L'efficacité de rétention du phosphore estimée à partir de son utilisation par les animaux (30% chez la vache laitière, 40% chez le porc, 50-60% chez les volailles de chair) (Dourmad J.Y. (coord.) et al., 2016; ITAVI, 2013 ) est plus élevée que celle issue des statistiques nationales, mais la raison de cet écart reste à préciser.

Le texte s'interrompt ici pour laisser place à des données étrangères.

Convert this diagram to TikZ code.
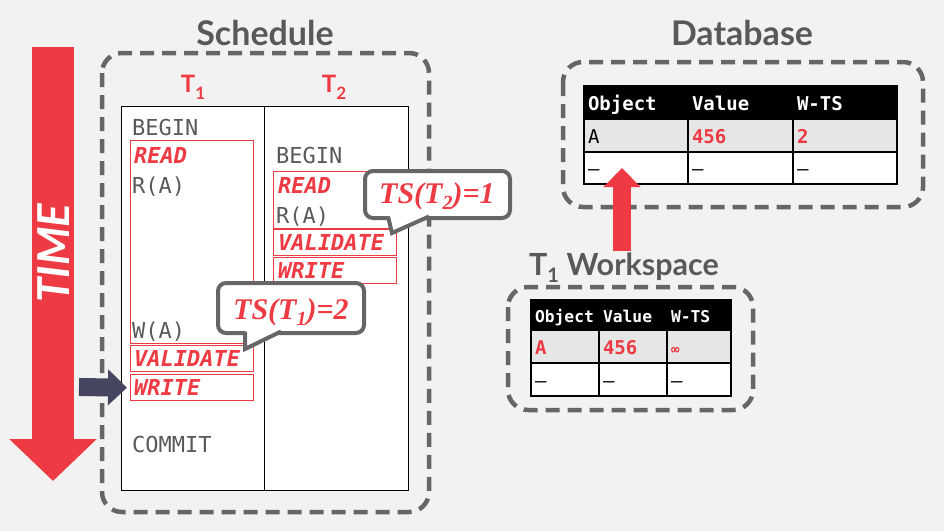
\documentclass[tikz,border=0pt]{standalone}
\usepackage{fontspec}
\setmainfont{Lato}
\newfontfamily\monof{DejaVu Sans Mono}
\newfontfamily\serifb{Liberation Serif}
\usetikzlibrary{arrows.meta}
\definecolor{myred}{HTML}{EE3B43}
\definecolor{tgray}{HTML}{595959}
\definecolor{dgray}{HTML}{666666}
\definecolor{bgc}{HTML}{F2F2F2}
\definecolor{navy}{HTML}{45455F}
\definecolor{rowg}{HTML}{E6E6E6}
\begin{document}
\begin{tikzpicture}[x=1pt,y=-1pt,
  dbox/.style={draw=dgray, line width=4.5pt, dash pattern=on 14pt off 8pt, rounded corners=20pt},
  ttl/.style={font=\fontsize{34}{40}\selectfont\bfseries, text=tgray, inner sep=0pt},
  thdr/.style={font=\fontsize{24}{28}\selectfont\bfseries, text=myred, inner sep=0pt, anchor=base},
  sched/.style={font=\monof\fontsize{22}{24}\selectfont, text=tgray, anchor=base west, inner sep=0pt},
  phase/.style={font=\monof\bfseries\itshape\fontsize{22}{24}\selectfont, text=myred, anchor=base west, inner sep=0pt},
  rbox/.style={draw=myred, line width=1.4pt, anchor=north west, inner sep=0pt},
  coshape/.style={draw=dgray, fill=white, line width=4pt, rounded corners=8pt},
  cotail/.style={draw=dgray, line width=4pt, line join=miter},
  cotext/.style={font=\serifb\bfseries\itshape\fontsize{30}{32}\selectfont, text=myred, anchor=base west, inner sep=0pt},
  dbc/.style={draw=black, line width=1.3pt, inner xsep=4pt, inner ysep=0pt, align=left, minimum height=33pt, text height=15pt, text depth=0pt, font=\monof\fontsize{19}{22}\selectfont},
  dbh/.style={dbc, fill=black, text=white, font=\monof\bfseries\fontsize{19}{22}\selectfont},
  wsc/.style={draw=black, line width=1.3pt, inner xsep=4pt, inner ysep=0pt, align=left, minimum height=33pt, text height=15pt, text depth=0pt, font=\monof\fontsize{19}{22}\selectfont},
  wsh/.style={wsc, minimum height=30pt, text height=14pt, fill=black, text=white, font=\monof\bfseries\fontsize{16.3}{20}\selectfont},
  wsr/.style={wsc, fill=rowg, text=myred, font=\monof\bfseries\fontsize{19}{22}\selectfont},
  ]
\fill[bgc] (0,0) rectangle (944,531);
\useasboundingbox (0,0) rectangle (944,531);

% ---------- TIME arrow
\coordinate (ts) at (53,47);
\coordinate (te) at (53,481);
\draw[myred, line width=42pt, -{Triangle[length=42pt,width=85pt]}] (ts) -- (te);
\node[rotate=90, text=white, inner sep=0pt, font=\fontsize{44}{46}\selectfont\bfseries\itshape] (timet) at (54,253) {TIME};

% ---------- Schedule
\node[ttl] (schedt) at (265,33) {Schedule};
\draw[dbox] (102,53) rectangle (429,512);
\node[thdr] (t1h) at (193,92) {T\raisebox{-7pt}{\fontsize{17}{17}\selectfont 1}};
\node[thdr] (t2h) at (334,92) {T\raisebox{-7pt}{\fontsize{17}{17}\selectfont 2}};
\node[draw=black, line width=1pt, fill=white, minimum width=143pt, minimum height=384pt, anchor=north west, inner sep=0pt] (col1) at (121,106) {};
\node[draw=black, line width=1pt, fill=white, minimum width=144pt, minimum height=384pt, anchor=north west, inner sep=0pt] (col2) at (264,106) {};

% red phase boxes
\node[rbox, minimum width=123pt, minimum height=203pt] (rb1) at (130,140) {};
\node[rbox, minimum width=123pt, minimum height=26pt] (vb1) at (130,345) {};
\node[rbox, minimum width=123pt, minimum height=26pt] (wb1) at (130,374) {};
\node[rbox, minimum width=123pt, minimum height=57pt] (rb2) at (273,171) {};
\node[rbox, minimum width=123pt, minimum height=26pt] (vb2) at (273,229) {};
\node[rbox, minimum width=123pt, minimum height=26pt] (wb2) at (273,257) {};

% T1 column text
\node[sched] (b1) at (132,135) {BEGIN};
\node[phase] (rd1) at (134,163) {READ};
\node[sched] (ra1) at (132,193) {R(A)};
\node[sched] (wa1) at (132,338) {W(A)};
\node[phase] (va1) at (134,366) {VALIDATE};
\node[phase] (wr1) at (134,395) {WRITE};
\node[sched] (cm1) at (132,452) {COMMIT};
% T2 column text
\node[sched] (b2) at (276,163) {BEGIN};
\node[phase] (rd2) at (278,193) {READ};
\node[sched] (ra2) at (276,223) {R(A)};
\node[phase] (va2) at (278,250) {VALIDATE};
\node[phase] (wr2) at (278,278) {WRITE};

% navy pointer arrow
\coordinate (na) at (79,387);
\draw[navy, line width=18pt, -{Triangle[length=19pt,width=35pt]}] (na) -- ([xshift=-3pt]wb1.west);

% callout TS(T2)=1
\draw[coshape] (365,171) rectangle (510,218);
\fill[white] (389,214) -- (426,214) -- (427,218) -- (392,233) -- (388,218) -- cycle;
\draw[cotail] (388,216.5) -- (392,233) -- (429,216.5);
\node[cotext] (ts2) at (379,203) {TS(T\raisebox{-6pt}{\fontsize{20}{20}\selectfont 2})=1};

% callout TS(T1)=2
\draw[coshape] (218,283) rectangle (364,333);
\fill[white] (246,329) -- (277,329) -- (278,333) -- (245,349) -- (245,333) -- cycle;
\draw[cotail] (245,331.5) -- (245,349) -- (281,331.5);
\node[cotext] (ts1) at (233,319) {TS(T\raisebox{-6pt}{\fontsize{20}{20}\selectfont 1})=2};

% ---------- Database
\node[ttl] (dbt) at (742,33) {Database};
\draw[dbox] (563,62) rectangle (923,207);
\node[dbh, minimum width=104pt, text width=96pt] (dh1) at (636,102.5) {Object};
\node[dbh, minimum width=105pt, text width=97pt] (dh2) at (740.5,102.5) {Value};
\node[dbh, minimum width=104pt, text width=96pt] (dh3) at (845,102.5) {W-TS};
\node[dbc, fill=rowg, minimum width=104pt, text width=96pt] (d11) at (636,135.5) {A};
\node[dbc, fill=rowg, minimum width=105pt, text width=97pt, text=myred, font=\monof\bfseries\fontsize{19}{22}\selectfont] (d12) at (740.5,135.5) {456};
\node[dbc, fill=rowg, minimum width=104pt, text width=96pt, text=myred, font=\monof\bfseries\fontsize{19}{22}\selectfont] (d13) at (845,135.5) {2};
\node[dbc, fill=white, minimum width=104pt, minimum height=32pt, text width=96pt] (d21) at (636,168) {–};
\node[dbc, fill=white, minimum width=105pt, minimum height=32pt, text width=97pt] (d22) at (740.5,168) {–};
\node[dbc, fill=white, minimum width=104pt, minimum height=32pt, text width=96pt] (d23) at (845,168) {–};

% ---------- T1 Workspace
\node[ttl, font=\fontsize{30.5}{36}\selectfont\bfseries, anchor=base] (wst) at (624,275) {T\raisebox{-7pt}{\fontsize{20}{20}\selectfont 1} Workspace};
\draw[dbox] (508,287) rectangle (753,410);
\node[wsh, minimum width=68pt, text width=60pt] (wh1) at (565,315) {Object};
\node[wsh, minimum width=68pt, text width=60pt] (wh2) at (633,315) {Value};
\node[wsh, minimum width=64pt, text width=56pt] (wh3) at (699,315) {W-TS};
\node[wsr, minimum width=68pt, text width=60pt] (w11) at (565,346.5) {A};
\node[wsr, minimum width=68pt, text width=60pt] (w12) at (633,346.5) {456};
\node[wsr, minimum width=64pt, text width=56pt, font=\monof\bfseries\fontsize{14}{18}\selectfont] (w13) at (699,346.5) {∞};
\node[wsc, fill=white, minimum width=68pt, text width=60pt] (w21) at (565,379.5) {–};
\node[wsc, fill=white, minimum width=68pt, text width=60pt] (w22) at (633,379.5) {–};
\node[wsc, fill=white, minimum width=64pt, text width=56pt] (w23) at (699,379.5) {–};

% red up arrow workspace -> database
\coordinate (ua) at (622,251);
\coordinate (ub) at (622,168);
\draw[myred, line width=18pt, -{Triangle[length=19pt,width=36pt]}] (ua) -- (ub);
\end{tikzpicture}
\end{document}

3. Limiter l’excès de phosphore dans les sols


Sur un réseau européen de fermes laitières, Pflimlin et al. (2006) ont relevé des apports excédentaires plus importants dans les systèmes hors-sol ayant recours à des apports de phosphate minéral (Pflimlin et al., 2006). Les excédents semblent d’autant plus importants que la part de maïs dans la surface fourragère principale est élevée. La réduction des rejets de phosphore par les ruminants passe par le respect des apports journaliers recommandés dans l’alimentation du troupeau. Pour les élevages de monogastriques, les approches nutritionnelles consistant à améliorer la digestibilité du phosphore phytique de la ration des animaux (ajout de phytases) et à ajuster les apports en fonction du stade physiologique des animaux ont déjà produit leurs effets (Corpen, 2003 ; 2006 ; Dourmad, 2012) et le potentiel de nouveaux progrès semble faible. Quant aux effluents, le rapport phosphore/azote étant plus élevé que celui dont ont besoin les cultures et les surfaces d’épandage étant souvent localement faibles, le traitement et l’exportation du phosphore des effluents est nécessaire, surtout dans les zones d’élevage les plus denses.